Strale Daytona. This obscure sixties supercar combined American brute power with Italian design flair – and just possibly, a Bizzarrini chassis. Story and pictures by Chris Rees.
When a sleek-looking, dark green two-seater sports coupe parked up at the 1966 Italian Grand Prix, there was much perplexity among the spectators. What was it? The ‘Daytona’ flash on the bonnet offered little help as to its identity.
OBSCURATI CURIOSITIES FROM THE AMAZING WORLD OF ITALIAN CARS
Auto Italiana magazine claimed to have solved the mystery in its September 1966 issue. The car, it announced, was called the Strale Daytona.
But that’s only the start of the conundrum. Strale (which means ‘dart’ in Italian) was a company with no prior car manufacturing experience. It was a Turin-based design company owned by aeronautical engineer, Edoardo Martini, who had previously (at the 1965 Salone di Torino) shown a scale model of a mid-engined supercar with advanced aerodynamics such as a flat undertray.
However, the driving force behind the Daytona was in fact Carlo Bernasconi, a dealer of high-quality cars based in Como. The story is even murkier than that, because the Daytona very closely resembles the Nembo II, a car made by coachbuilders Neri & Bonacini of Modena in mid-1966. This in turn may well have been based on a Bizzarrini chassis, and was intended to put into production at a price of 5.7 million lire.
It seems very likely that the Daytona, as seen at the 1966 Italian Grand Prix, was in fact the Nembo II. Whatever the truth of the matter, the prototype used a front-mounted Chevrolet Corvette 5.3-litre V8 engine with 300bhp, a four-speed gearbox and a rear-mounted fuel tank.
When the Daytona went on display again at the Turin Show in November 1966, it featured a light restyle with less prominent Ferrari 250 LM-style rear flying buttresses and a longer, taller rear end. This production version was intended to have a Chrysler 6276cc V8 and side-mounted fuel tanks made by Pirelli in plastic (capable of holding a massive 120 litres of petrol).
Quoted power outputs could range from 325bhp up to 431bhp, and a top speed of up to 180mph (290km/h) was claimed.

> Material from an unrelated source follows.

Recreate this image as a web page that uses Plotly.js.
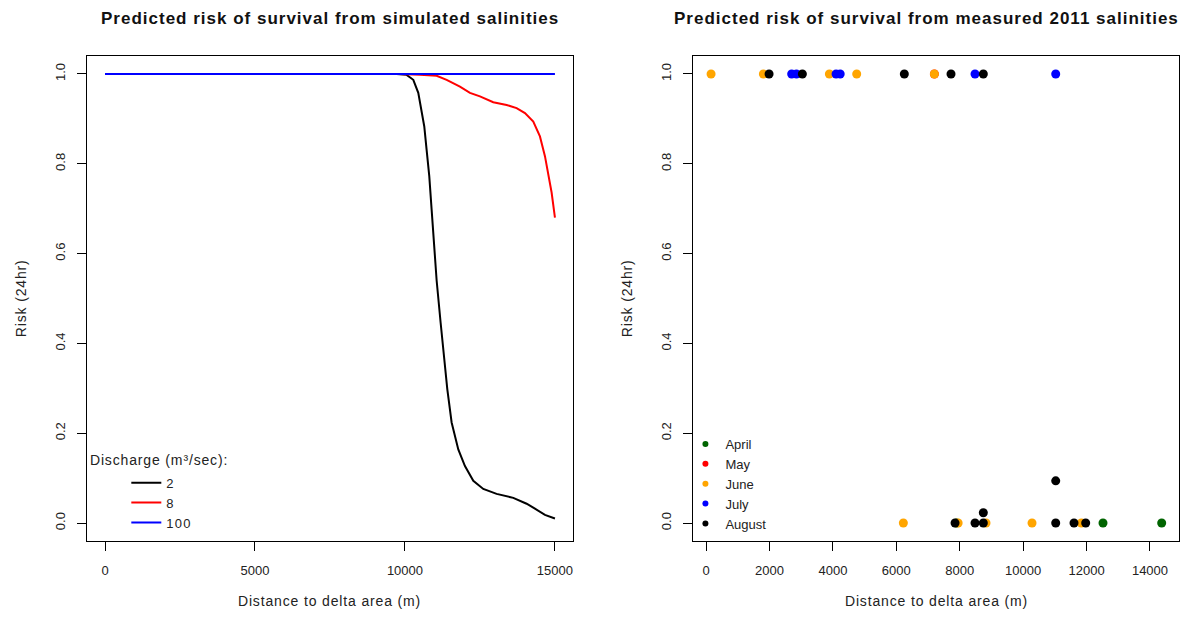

Like the Nembo II, the suspension was all-independent featuring a de Dion rear axle. The wheelbase measured 2500mm, the car was 4180mm long overall and it weighed a mere 998kg dry. The bodywork (supposedly designed by Bernasconi) was realised in aluminium and glassfibre by Neri & Bonacini.
The price tag was now a lofty 7.45 million lire, and a more luxurious ‘Grey Flash’ version was also mooted, as well as racer intended for Group 4 competition. There were supposedly talks with ‘American parties’ to manufacture the Daytona in limited numbers, but whether any further cars were built seems unlikely.
The story becomes even harder to unravel because a car described as a ‘Strale Daytona 6000GT prototype/Iso Rivolta Daytona’ has come up for auction several times in recent years (it sold for a remarkable $522,500 in 2010). This car looks quite a bit different to the original show car (for instance, it has a rounded rear arches, a truncated tail and front wing vents) but that could be because it apparently suffered flood damage in 1991 while still in the possession of Bernasconi, and had to be rebuilt. As is so often the case in a column that celebrates obscurity, the complete story may well never be known.